Control rooms and operational monitoring: Fine-pitch displays allow multiple data sources, video feeds, and dashboards to be displayed clearly at relatively short viewing distances, supporting continuous monitoring workflows.
Retail and commercial close-range display: In retail environments where viewers approach closely - within 2–3 meters - fine-pitch led pixel screen products provide the image quality needed to present branded content and product visuals convincingly.
Events and entertainment: In event production, pixel pitch is selected based on the audience's minimum distance from the screen - which varies dramatically between an intimate conference setup and a festival main stage.
Summary
Choosing the right LED pixel display means aligning pixel pitch with viewing distance, then verifying that secondary specifications - refresh rate, grayscale depth, and calibration quality - suit the content and capture requirements of the specific application. Selecting based on the highest available specification rather than the right specification for the actual use case is a common and avoidable source of overspending. Understanding the pixel pitch-to-viewing-distance relationship is the single most useful technical foundation for any pixel led display purchasing decision.
FAQ
Q: What pixel pitch do I need for my viewing distance?
A: A general industry guideline is that comfortable minimum viewing distance in meters is roughly equal to the pixel pitch in millimeters. A P3 display suits viewing from approximately 3 meters; a P10 suits approximately 10 meters. Content type and viewer expectations should also factor into the final decision.
Q: Why does higher grayscale depth matter for a pixel led display?
A: Higher grayscale depth (measured in bits) allows more distinct brightness levels per pixel, enabling smoother rendering of gradients, subtle color transitions, and natural-looking skin tones in video. Lower grayscale depth can produce visible "stepping" in smooth gradients, which is more noticeable on fine-pitch displays viewed at close range.
Q: Can led pixel screen products be used outdoors?
A: Yes, but only with panels specifically designed for outdoor use, with appropriate IP ratings and brightness output for outdoor lighting conditions. Indoor pixel LED displays are not weatherproofed and should not be used outdoors.
Q: What is the relationship between pixel pitch and cost?

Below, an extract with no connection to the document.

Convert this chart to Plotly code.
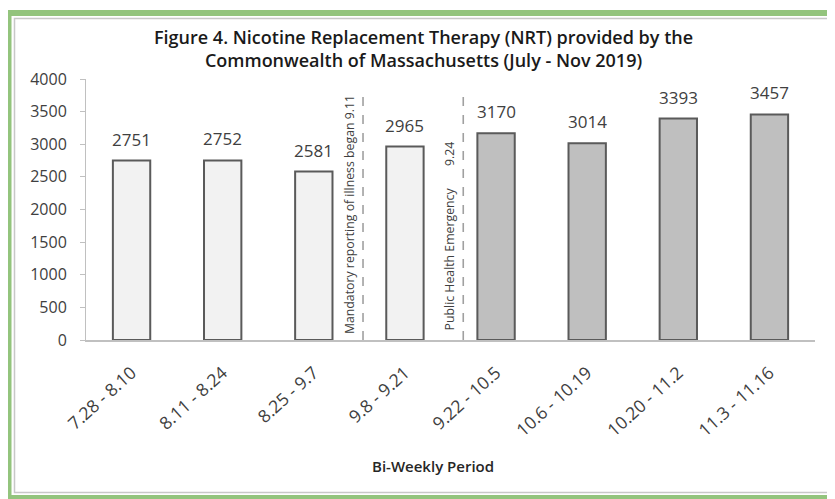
import plotly.graph_objects as go

periods = ["7.28 - 8.10", "8.11 - 8.24", "8.25 - 9.7", "9.8 - 9.21",
           "9.22 - 10.5", "10.6 - 10.19", "10.20 - 11.2", "11.3 - 11.16"]
nrt_counts = [2751, 2752, 2581, 2965, 3170, 3014, 3393, 3457]
phase = ["before", "before", "before", "before", "after", "after", "after", "after"]
y_ticks = [0, 500, 1000, 1500, 2000, 2500, 3000, 3500, 4000]

event_labels = ["Mandatory reporting of illness began 9.11", "Public Health Emergency       9.24"]
event_positions = [2.54, 3.64]
event_label_base = [60, 120]

# page body has an 8px margin; work in reference pixel coords and subtract it
O = 8
W, H = 835 - O, 499 - O
L = 86 - O
T = 79 - O
R = W - (815 - O)
B = H - (340 - O)
PW, PH = W - L - R, H - T - B

def px(x):
    return (x - O - L) / PW

def py(y):
    return (H - B - (y - O)) / PH

fill_map = {"before": "#f2f2f2", "after": "#bfbfbf"}
fig = go.Figure()
fig.add_trace(go.Bar(
    x=periods, y=nrt_counts,
    marker=dict(color=[fill_map[p] for p in phase],
                line=dict(color="#5a5a5a", width=2)),
    width=0.41, showlegend=False, hoverinfo="x+y",
))

font_main = "Open Sans, Roboto, DejaVu Sans, sans-serif"
annotations = []
for cat, v in zip(periods, nrt_counts):
    annotations.append(dict(x=cat, y=v, xref="x", yref="y", text=str(v),
                            showarrow=False, yanchor="bottom", yshift=8,
                            font=dict(family=font_main, size=17, color="#404040")))

shapes = []
for xpos, lab, base in zip(event_positions, event_labels, event_label_base):
    shapes.append(dict(type="line", xref="x", yref="y", x0=xpos, x1=xpos, y0=0, y1=3750,
                       line=dict(color="#a0a0a0", width=1.6, dash="dash")))
    annotations.append(dict(x=xpos, y=base, xref="x", yref="y", text=lab, textangle=-90,
                            showarrow=False, xanchor="right", yanchor="bottom", xshift=-3,
                            font=dict(family=font_main, size=12.3, color="#404040")))

# Title
annotations.append(dict(x=px(423), y=py(49), xref="paper", yref="paper",
                        text="Figure 4. Nicotine Replacement Therapy (NRT) provided by the<br>Commonwealth of Massachusetts (July - Nov 2019)",
                        showarrow=False, xanchor="center", yanchor="middle",
                        font=dict(family=font_main, size=18, color="#1a1a1a", weight=600)))
# x-axis title
annotations.append(dict(x=px(433), y=py(466), xref="paper", yref="paper",
                        text="Bi-Weekly Period", showarrow=False, xanchor="center", yanchor="middle",
                        font=dict(family=font_main, size=15, color="#262626", weight=600)))

# Frame
shapes.append(dict(type="rect", xref="paper", yref="paper",
                   x0=px(8.5), x1=px(860), y0=py(13), y1=py(498),
                   line=dict(color="#93c47d", width=6), fillcolor="rgba(0,0,0,0)", layer="above"))
shapes.append(dict(type="rect", xref="paper", yref="paper",
                   x0=px(14.5), x1=px(860), y0=py(18.5), y1=py(492.5),
                   line=dict(color="#c8c8c8", width=1.5), fillcolor="rgba(0,0,0,0)", layer="above"))

fig.update_layout(
    width=W, height=H,
    margin=dict(l=L, r=R, t=T, b=B, autoexpand=False),
    paper_bgcolor="white", plot_bgcolor="white",
    annotations=annotations, shapes=shapes,
    font=dict(family=font_main, color="#404040"),
    xaxis=dict(type="category", tickangle=-42, showline=True, linecolor="#c0c0c0", linewidth=1.5,
               ticks="", showgrid=False, tickfont=dict(size=17.5, color="#404040"),
               ticklabelstandoff=14, range=[-0.5, 7.5]),
    yaxis=dict(range=[0, 4000], tickvals=y_ticks, showgrid=False, zeroline=False,
               showline=True, linecolor="#c0c0c0", linewidth=1, ticks="outside", ticklen=5,
               tickcolor="#c0c0c0", tickfont=dict(size=16, color="#404040"),
               ticklabelstandoff=10),
)

fig.write_html("out.html")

A: Finer pixel pitches require more LEDs per unit area and more precise manufacturing, which increases cost per square meter. This relationship is non-linear - very fine pitches (P1.2 and below) carry significant premiums over mid-range pitches. Specifying only the pitch actually needed for the viewing distance avoids paying for resolution that won't be perceived.
Q: How is pixel count calculated for an LED pixel display?
A: Total pixel count equals screen width divided by pixel pitch (in the same units) multiplied by screen height divided by pixel pitch. For example, a 3m × 2m display at P3 has 1000 × 667 = approximately 667,000 pixels. Manufacturers can calculate exact resolution for a specified screen size and pitch.